San Miguel County Human Services Director Linnea Edwards briefed commissioners that federal letters and litigation have placed Colorado programs (CCDF, TANF, Social Services Block Grant) under potential partial freezes; a judge delayed immediate freezes and the state is coordinating messaging while counties await clarity on drawdown impacts.

Linnea Edwards, San Miguel County’s Human Services director, told the board the county had received notice at the state level of federal inquiries and potential drawdown actions affecting CCDF (child-care funding), TANF and the Social Services Block Grant. Edwards said federal correspondence dated Jan. 6 led to a judicial stay of immediate freezes and that Colorado’s agencies are working through responses; county staff have been instructed that operations remain "business as usual" for January while the legal process unfolds.

Edwards and commissioners discussed possible scales of drawdown: an example from peer counties suggested childcare and TANF could face partial reductions in the 50–75% range in some scenarios, while certain child-welfare drawdowns might be smaller (single-digit percent).
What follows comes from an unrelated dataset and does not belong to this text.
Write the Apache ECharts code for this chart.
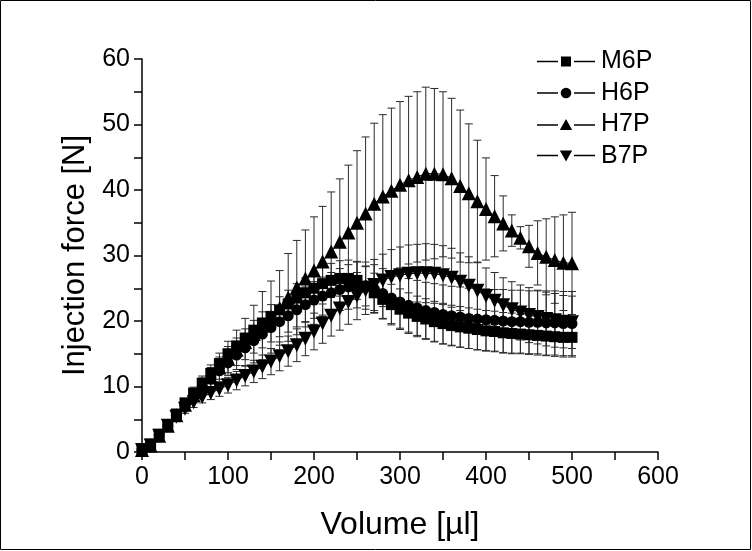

She emphasized that San Miguel County’s caseloads are small (the county is serving roughly 31 children in childcare with a wait list of five and two families on TANF at the moment) and that the county has not been identified among counties singled out by the federal inquiry.

Commissioners asked about fraud concerns; Edwards said the federal actions stem from broader compliance and case-review expectations and that San Miguel County was not among the five counties identified in the initial federal review. She urged commissioners to continue advocacy—commissioner Gleason had already emailed the county’s federal representative—and said the county would monitor state-level guidance and court outcomes.

Next steps: Edwards will continue to track state and federal developments, report any operational impact to the board, and coordinate with regional partners (Bright Futures, Strong Start) to ensure messaging to families remains clear.